Time continues to shed additional light on the work of Albert Caquot (X 1899). This great scholar was one of the most influential of his century and one of the most enlightened minds of his time. There are researchers who have only one string to their bow; such was not the case. What does a tail balloon, a tidal power plant, a cable-stayed bridge or a caquoid have in common? All these inventions were the work of this great engineer, whose talent was successfully exercised in many fields.

A skilled designer, tireless calculator, Albert Caquot also knew how to discern the path of forces in matter in order to discipline them, also passing easily from aerodynamics to hydrodynamics. It was to the latter area that he devoted the end of his life, developing his thoughts as a visionary.

This book is also the witness of most of the past century. Real desire for young intelligences from a modest background to rise in society. Dedication of the masters of instruction. The first aerial flights and the primacy of the lighter-than-air in land and sea battles. Indomitable patriotism during the First World War. In line with the works of the Universal Exhibitions, popular enthusiasm still manifested for several decades towards major civil engineering works.
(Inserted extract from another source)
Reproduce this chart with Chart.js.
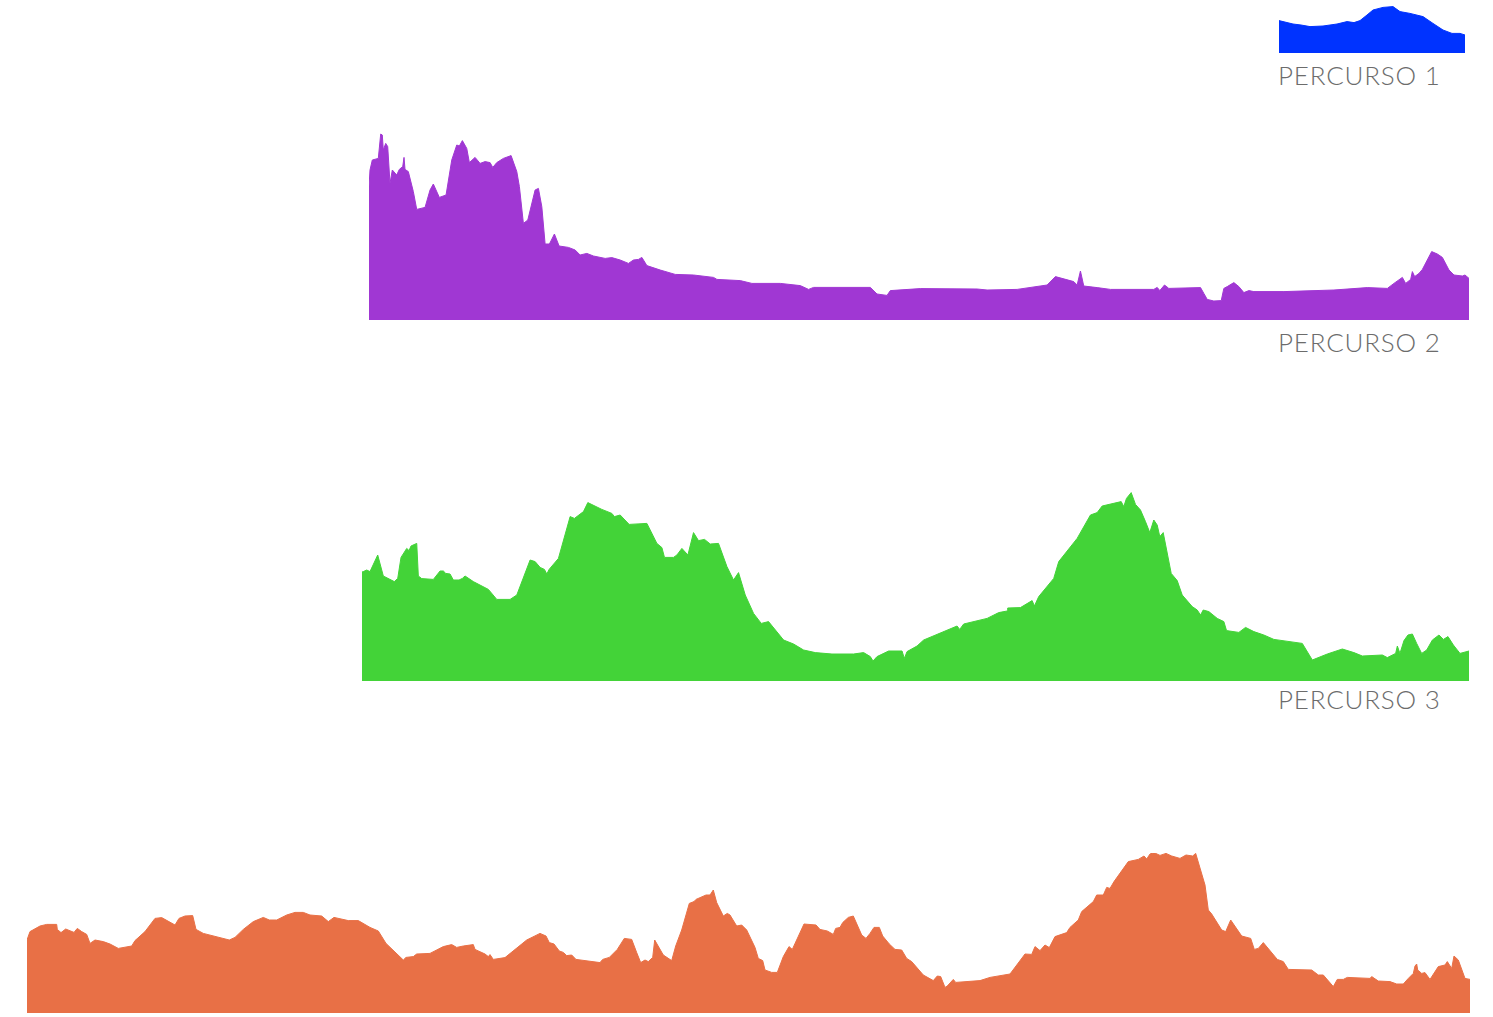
<!DOCTYPE html>
<html>
<head>
<meta charset="utf-8">
<script src="https://cdn.jsdelivr.net/npm/chart.js@4"></script>
<style>
  html, body { margin: 0; padding: 0; background: #fff; }
  body { width: 1493px; height: 1017px; position: relative; overflow: hidden; }
  .profile { position: absolute; }
  .label { position: absolute; left: 1278px; font-family: Lato, "Open Sans", sans-serif; font-weight: 300; font-size: 26px; line-height: 26px; letter-spacing: 0.8px; color: #6c6c6c; white-space: nowrap; }
</style>
</head>
<body>
<div class="profile" style="left:1279px;top:3px"><canvas id="p1" width="186" height="50"></canvas></div>
<div class="label" style="top:62px">PERCURSO 1</div>
<div class="profile" style="left:369px;top:130px"><canvas id="p2" width="1100" height="190"></canvas></div>
<div class="label" style="top:329px">PERCURSO 2</div>
<div class="profile" style="left:362px;top:491px"><canvas id="p3" width="1107" height="190"></canvas></div>
<div class="label" style="top:686px">PERCURSO 3</div>
<div class="profile" style="left:27px;top:853px"><canvas id="p4" width="1443" height="160"></canvas></div>
<script>
// distance (km) / elevation (m)
const p1Dist = [0, 1.4, 2.2, 3.1, 4.4, 5.8, 6.8, 7.5, 8.1, 8.8, 9.4, 10.4, 11.4, 12.1, 13.1, 14.4, 15.4, 16.4, 17.3, 18.1, 18.6];
const p1Elev = [162, 145, 140, 132, 135, 145, 157, 152, 162, 190, 215, 228, 232, 207, 198, 182, 148, 115, 98, 98, 90];

const p2Dist = [0, 0.1, 0.33, 0.93, 1.17, 1.33, 1.43, 1.67, 1.87, 2.1, 2.33, 2.77, 3.03, 3.37, 3.5, 3.6, 3.93, 4.43, 4.77, 5.6,
  6.1, 6.43, 7.03, 7.7, 8.27, 8.77, 9.03, 9.33, 9.77, 10.03, 10.6, 11.1, 11.6, 12.1, 12.37, 12.77, 13.43, 14.2, 14.77, 15.03,
  15.43, 15.87, 16.6, 16.93, 17.27, 17.6, 18.03, 18.53, 19.0, 19.93, 20.6, 21.1, 21.77, 22.43, 23.6, 24.27, 25.1, 25.93, 26.43, 26.93,
  27.27, 27.77, 29.1, 30.6, 32.43, 34.43, 34.77, 37.1, 38.27, 41.1, 43.1, 43.93, 44.43, 50.1, 50.77, 51.77, 52.1, 55.1, 60.77, 61.77,
  64.77, 67.77, 68.6, 70.43, 70.77, 71.1, 71.43, 72.77, 74.1, 78.43, 78.77, 79.03, 79.5, 79.93, 83.1, 83.43, 83.77, 84.43, 85.17, 85.43,
  85.77, 86.43, 86.93, 87.43, 87.93, 88.43, 91.43, 96.43, 99.77, 101.77, 102.43, 103.27, 103.6, 104.1, 104.27, 104.5, 104.93, 105.27, 106.2, 106.77,
  107.27, 107.93, 108.43, 109.27, 109.53, 109.93];
const p2Elev = [667, 750, 800, 808, 930, 925, 850, 883, 867, 683, 750, 725, 753, 767, 813, 753, 742, 642, 553, 563,
  650, 680, 613, 625, 800, 875, 870, 897, 858, 787, 813, 783, 792, 787, 763, 787, 808, 822, 742, 667,
  483, 500, 650, 658, 567, 380, 380, 430, 370, 363, 350, 325, 333, 320, 308, 312, 300, 283, 300, 303,
  313, 272, 250, 228, 225, 213, 203, 197, 183, 183, 172, 153, 163, 163, 130, 123, 147, 157, 155, 150,
  153, 175, 217, 192, 175, 245, 170, 162, 153, 153, 163, 147, 175, 158, 162, 133, 103, 95, 97, 158,
  167, 187, 167, 137, 147, 142, 142, 150, 162, 158, 183, 213, 183, 203, 242, 217, 233, 253, 342, 330,
  313, 250, 225, 220, 225, 208];

const p3Dist = [0, 0.13, 0.47, 0.8, 1.57, 2.13, 3.23, 3.57, 3.9, 4.47, 4.7, 4.9, 5.47, 5.63, 5.97, 7.13, 7.8, 8.13, 8.37, 8.8,
  9.13, 9.7, 10.03, 10.3, 11.13, 12.63, 13.47, 14.8, 15.47, 16.8, 17.3, 17.8, 18.23, 18.47, 18.7, 19.63, 20.8, 21.23, 22.13, 22.57,
  23.97, 24.97, 25.23, 25.8, 26.7, 28.47, 29.47, 29.97, 30.23, 31.13, 31.47, 31.97, 32.57, 33.13, 33.63, 34.23, 34.8, 35.63, 36.47, 37.13,
  37.63, 38.3, 39.13, 39.9, 40.63, 42.13, 43.13, 44.13, 45.3, 46.97, 49.13, 50.13, 50.8, 51.07, 51.47, 52.63, 53.97, 54.2, 54.47, 55.47,
  56.13, 59.47, 59.73, 60.13, 62.47, 63.63, 64.47, 64.53, 65.8, 66.97, 67.2, 67.63, 69.13, 69.63, 71.47, 72.8, 73.47, 73.97, 75.87, 76.13,
  76.4, 76.87, 77.3, 77.8, 78.3, 78.73, 79.13, 79.47, 79.73, 80.07, 80.87, 81.47, 81.97, 82.97, 83.47, 83.8, 84.07, 84.63, 85.47, 86.13,
  86.4, 87.63, 88.3, 89.13, 90.13, 91.13, 93.97, 94.97, 96.47, 97.97, 99.13, 99.97, 101.97, 102.47, 103.3, 103.47, 103.73, 104.13, 104.53, 104.97,
  105.4, 105.9, 106.4, 106.97, 107.63, 108.07, 108.53, 109.07, 109.73, 110.63];
const p3Elev = [545, 547, 555, 547, 630, 525, 497, 513, 618, 663, 652, 675, 688, 525, 512, 508, 550, 550, 538, 535,
  505, 505, 513, 525, 497, 458, 408, 408, 430, 605, 597, 568, 558, 535, 558, 613, 822, 813, 847, 892,
  858, 838, 822, 830, 783, 788, 688, 667, 618, 618, 630, 663, 630, 742, 702, 708, 685, 688, 572, 505,
  542, 430, 338, 288, 297, 205, 185, 155, 142, 135, 135, 142, 122, 100, 122, 150, 150, 113, 147, 175,
  205, 275, 258, 285, 313, 342, 350, 365, 367, 402, 375, 422, 513, 597, 713, 830, 842, 875, 897, 872,
  913, 942, 883, 855, 797, 742, 805, 780, 722, 742, 538, 502, 430, 372, 355, 330, 355, 347, 313, 297,
  252, 243, 268, 247, 230, 208, 188, 105, 135, 160, 142, 125, 130, 117, 138, 175, 138, 202, 230, 235,
  188, 138, 155, 205, 230, 208, 222, 180, 138, 150];

const p4Dist = [0, 0.3, 1.3, 1.97, 2.97, 3.03, 3.4, 3.87, 4.7, 5.03, 5.47, 5.97, 6.3, 6.8, 7.63, 8.3, 9.13, 10.47, 10.8, 11.8,
  12.8, 13.47, 14.8, 15.2, 15.8, 16.57, 16.9, 17.63, 20.23, 20.8, 21.63, 22.63, 23.63, 24.23, 24.97, 25.97, 26.8, 27.63, 28.3, 29.47,
  30.13, 30.7, 32.13, 33.13, 34.3, 35.13, 35.9, 37.63, 37.9, 38.63, 38.97, 40.3, 41.63, 42.47, 42.97, 43.63, 44.63, 44.8, 45.8, 46.13,
  46.3, 46.63, 47.8, 49.97, 51.3, 51.9, 52.23, 52.7, 53.23, 53.63, 53.97, 54.47, 54.9, 57.3, 57.57, 58.23, 59.03, 59.73, 60.47, 60.97,
  61.37, 61.8, 62.13, 62.57, 62.77, 63.63, 64.47, 64.87, 65.47, 66.23, 66.7, 66.9, 67.9, 68.3, 68.63, 68.97, 69.63, 70.03, 70.3, 70.97,
  71.47, 71.97, 72.8, 73.13, 73.57, 73.8, 74.47, 75.03, 75.63, 76.2, 76.53, 77.7, 78.9, 79.3, 80.03, 80.63, 80.87, 81.3, 81.57, 82.13,
  82.63, 83.47, 83.9, 84.3, 84.7, 85.23, 85.57, 86.23, 86.8, 87.47, 87.97, 88.47, 89.63, 90.63, 91.03, 91.37, 91.8, 92.03, 92.63, 92.87,
  95.3, 96.3, 98.3, 99.8, 100.47, 100.8, 101.3, 101.8, 102.23, 102.8, 103.97, 104.3, 105.13, 105.47, 106.63, 106.97, 107.63, 107.97, 108.3, 108.7,
  110.13, 111.13, 111.7, 111.97, 112.3, 112.7, 113.3, 113.9, 114.47, 115.3, 115.9, 116.57, 116.87, 117.8, 118.13, 118.47, 119.47, 119.87, 120.37, 121.47,
  122.37, 122.73, 123.13, 123.63, 125.03, 125.63, 126.13, 128.47, 129.13, 129.63, 130.63, 131.03, 131.63, 132.03, 134.3, 134.47, 135.13, 136.3, 136.97, 137.63,
  138.13, 138.63, 138.8, 138.97, 139.07, 139.47, 139.8, 140.3, 141.13, 141.8, 142.03, 142.47, 142.7, 143.13, 143.8, 144.3];
const p4Elev = [365, 407, 435, 443, 443, 418, 402, 420, 403, 423, 407, 393, 348, 365, 357, 345, 323, 335, 362, 407,
  473, 477, 440, 473, 485, 487, 418, 398, 365, 378, 418, 457, 478, 465, 465, 490, 503, 503, 490, 485,
  457, 478, 462, 462, 428, 410, 348, 265, 278, 282, 295, 298, 332, 342, 328, 335, 342, 318, 295, 282,
  292, 268, 277, 365, 398, 385, 352, 345, 310, 303, 287, 290, 268, 252, 268, 278, 318, 373, 368, 302,
  252, 265, 257, 278, 365, 290, 262, 335, 415, 548, 557, 568, 590, 590, 615, 552, 485, 498, 490, 435,
  440, 415, 328, 273, 262, 215, 203, 203, 282, 332, 318, 445, 440, 418, 410, 393, 423, 428, 452, 478,
  485, 390, 373, 398, 428, 428, 385, 345, 318, 315, 273, 257, 190, 162, 185, 182, 128, 135, 168, 153,
  162, 178, 195, 295, 293, 332, 312, 340, 327, 382, 402, 428, 465, 507, 557, 590, 590, 628, 623, 657,
  757, 768, 785, 770, 795, 802, 788, 798, 785, 773, 790, 785, 798, 640, 515, 495, 415, 407, 465, 385,
  373, 318, 323, 352, 268, 257, 218, 215, 190, 190, 132, 168, 168, 178, 173, 182, 160, 157, 145, 145,
  173, 198, 235, 245, 215, 198, 202, 168, 232, 240, 257, 223, 285, 265, 173, 168];

const routes = [
  { id: 'p1', dist: p1Dist, elev: p1Elev, color: '#0033ff', maxElev: 250 },
  { id: 'p2', dist: p2Dist, elev: p2Elev, color: '#a037d3', maxElev: 950 },
  { id: 'p3', dist: p3Dist, elev: p3Elev, color: '#43d338', maxElev: 950 },
  { id: 'p4', dist: p4Dist, elev: p4Elev, color: '#e87046', maxElev: 800 },
];

routes.forEach(r => {
  new Chart(document.getElementById(r.id), {
    type: 'line',
    data: {
      datasets: [{
        data: r.dist.map((d, i) => ({ x: d, y: r.elev[i] })),
        fill: 'start',
        backgroundColor: r.color,
        borderColor: r.color,
        borderWidth: 1,
        pointRadius: 0,
        tension: 0
      }]
    },
    options: {
      responsive: false,
      animation: false,
      layout: { padding: 0 },
      plugins: { legend: { display: false }, tooltip: { enabled: false } },
      scales: {
        x: { type: 'linear', display: false, min: 0, max: r.dist[r.dist.length - 1] },
        y: { display: false, min: 0, max: r.maxElev }
      }
    }
  });
});
</script>
</body>
</html>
And also, European rivalries, carelessness of our finances, ruinous devaluations, weakness of our foreign exchange reserves with the absolute necessity of exploiting all the renewable energy sites… Yes, Albert Caquot’s life is inscribed on this backdrop, the backdrop of the twentieth century of which it follows all the contours.

Through the description of the life and work of this extraordinary character, this book sheds light on a whole section of the history of the 20th century, a story full of richness and passion.